Copyright 2016 Library Journal, LLC Used with permission.
April 1, 2016
This debut novel about two close childhood pals trying to maintain a friendship as their adult paths gradually diverge has an amiable familiarity. Lauren and Sarah have been BFFs since sixth grade, when Lauren, an 11-year-old from a middle-class New Jersey family, snagged a scholarship to a fancy private school in Manhattan and was immediately befriended by popular Sarah, her ambassador to the world of the wealthy. Sarah is rich. Lauren is pretty. Sarah volunteers for worthy projects and works part time in a charity thrift store, goes to the gym, lunches with friends, has Sunday night dinner with her conservative political adviser father and her mother, a retired singer of moderate renown, in their large, eclectically elegant home.
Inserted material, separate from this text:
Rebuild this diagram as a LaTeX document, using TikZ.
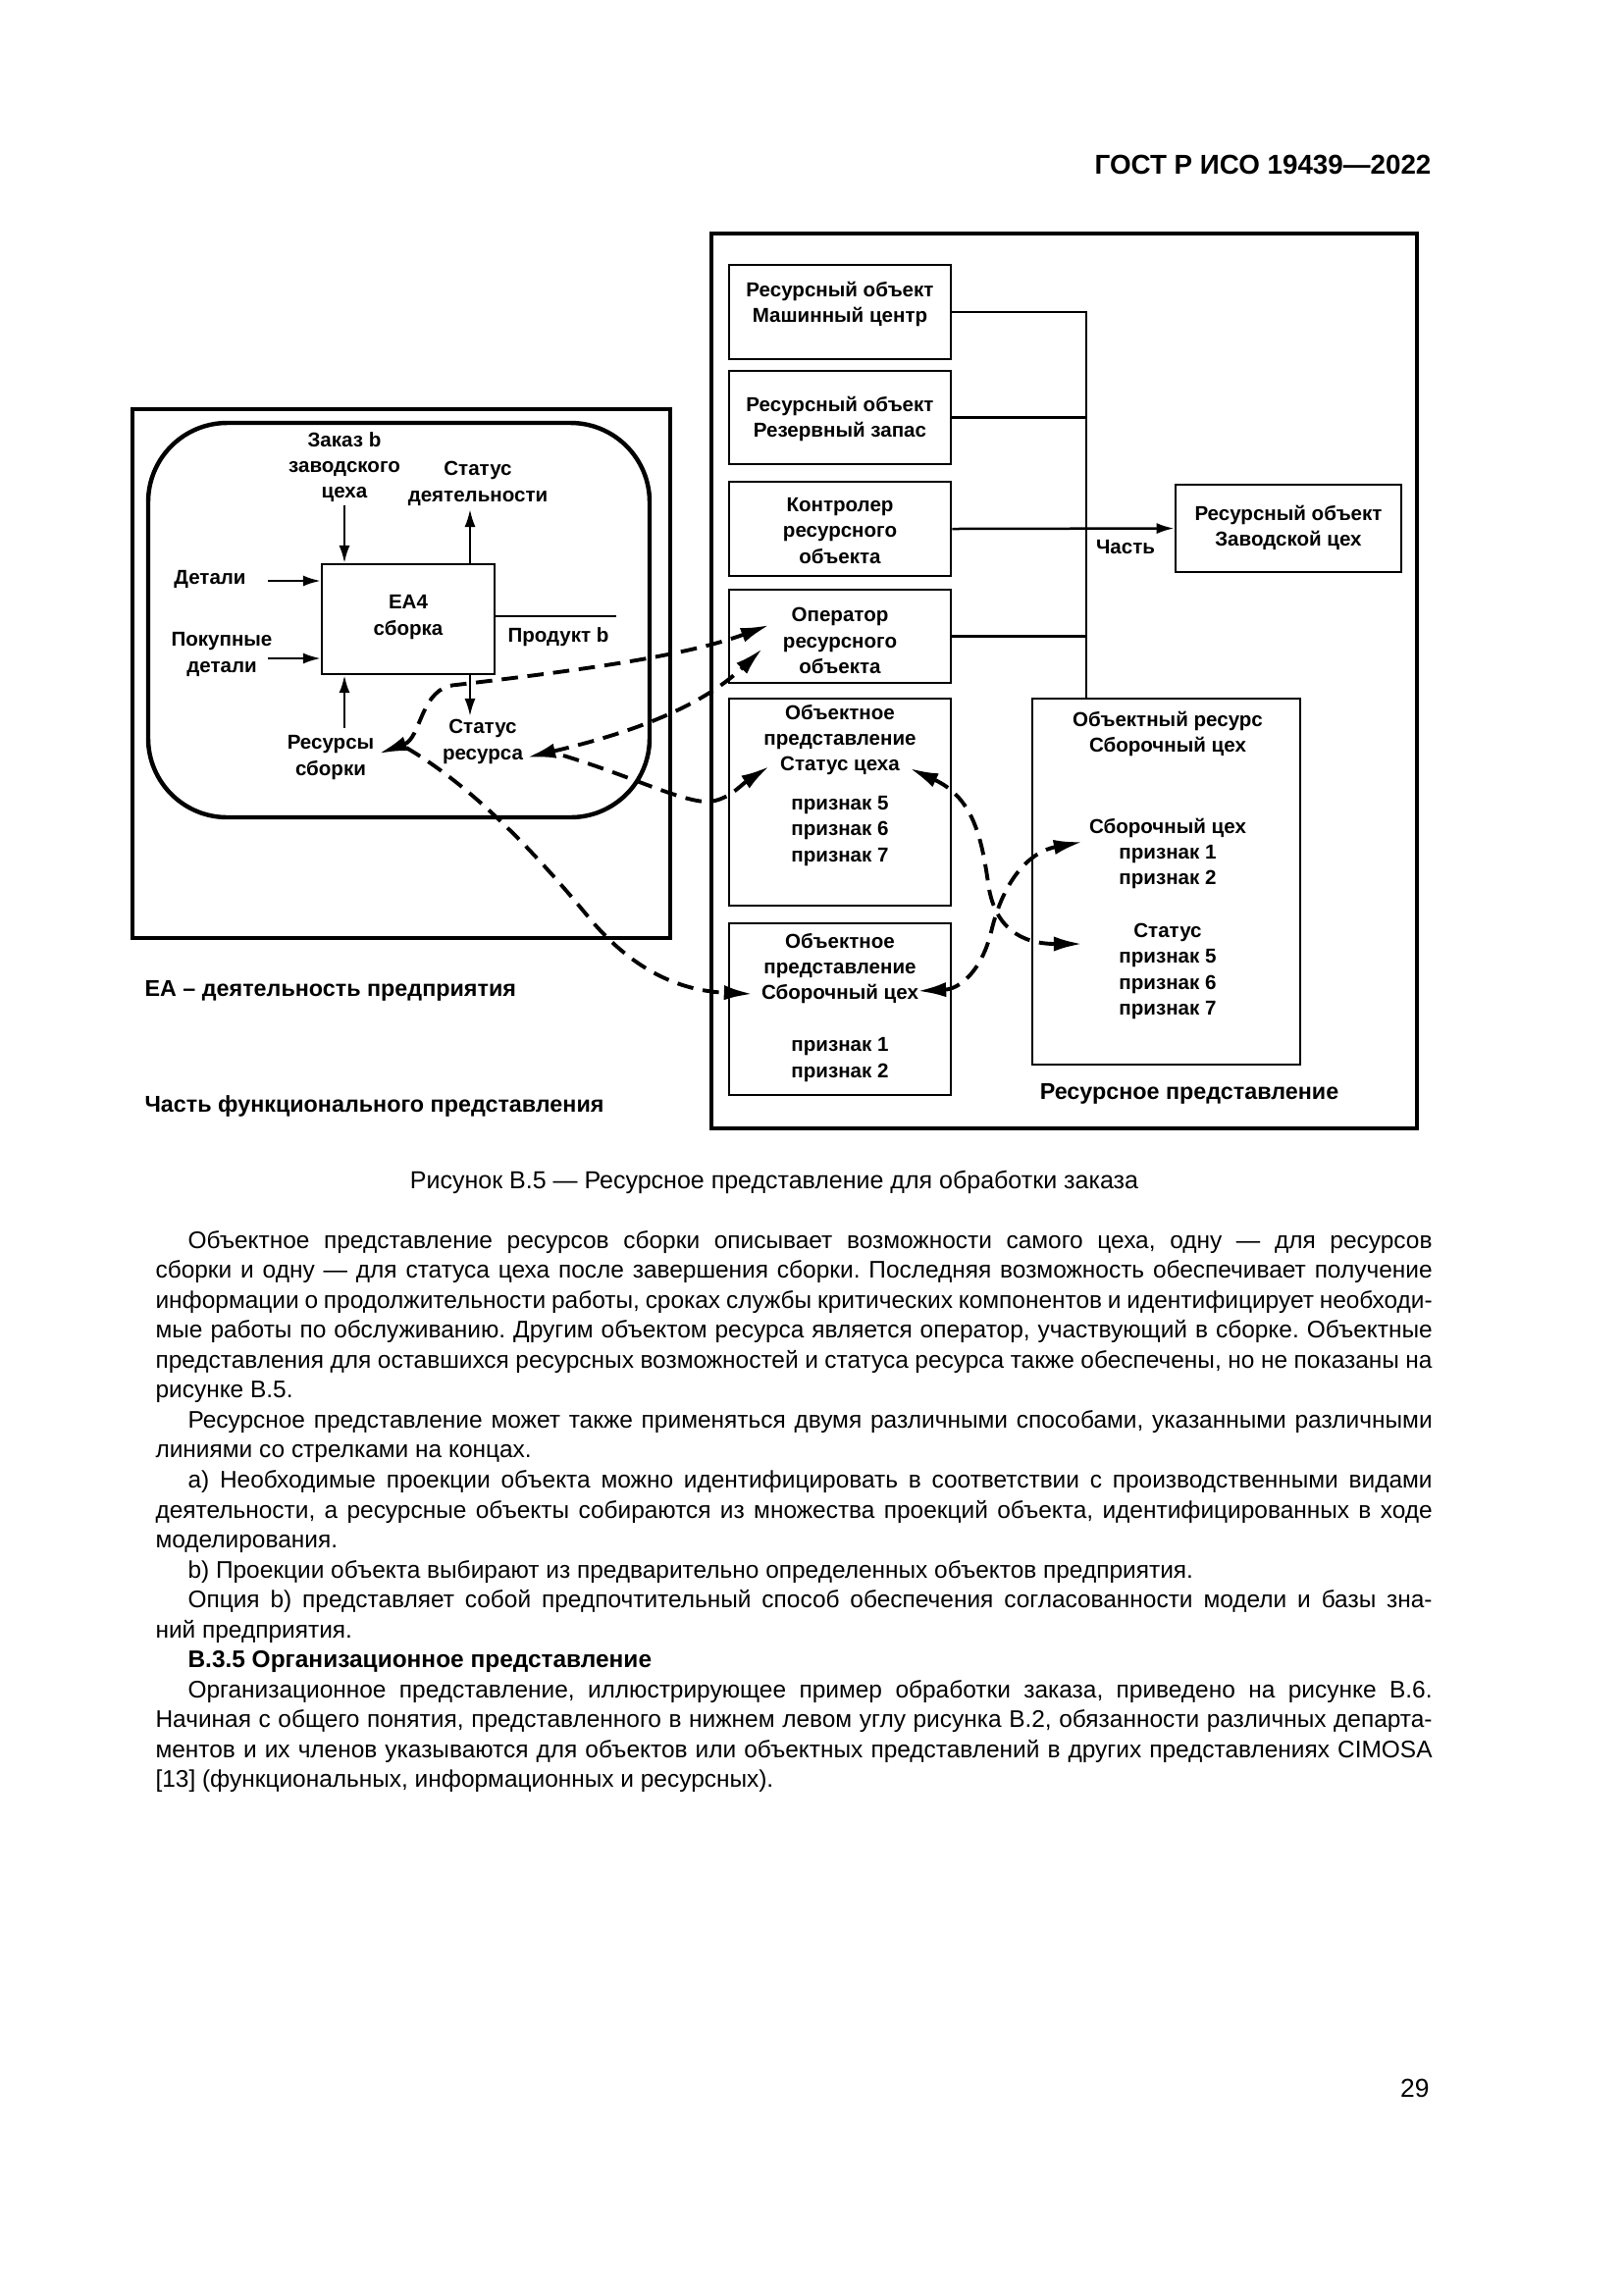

Lauren lives in a tiny yet stylish Brooklyn apartment and ekes out a modest living in book publishing, slowly climbing the editorial ladder and, for a while anyway, bedding the temp. Sarah lives in a Manhattan two-bedroom with a foyer, a separate kitchen and ample closet space (ah, fiction) and is busily planning her wedding to her doctor fiance--trying on dresses, sampling slices of cake. Lauren, her maid of honor, is uninterested in committing to a romantic relationship and not above a casual tryst with, say, a waiter at a resort hotel during Sarah's pre-wedding girlfriend getaway. These women still understand each other in a way no one else may, but they've drifted apart since the days of middle school sleepovers, high school and college parties, and a stint as post-college roomies. "Things change, in life--of course they do," Alam writes, of Sarah's perspective. "People grow up, become interested in new things, new people. Our way of being in the world is probably a lot less fixed than most people think. But Lauren is a part of her world, and she's a part of Lauren's." Lauren, though, wonders if her friendship with Sarah has survived solely by "force of habit." Although Alam seems to have no deep new insight to share and his story is thin on plot, his characters are real and rounded enough to escape being entirely cliche, and he displays a robust understanding of and affection for the nuances of female friendships as they evolve over time. Alam captures something truthful and essential about the push-pull of friendship--the desire for closeness as well as the space to define ourselves--and admirably resists the urge to look down on his characters.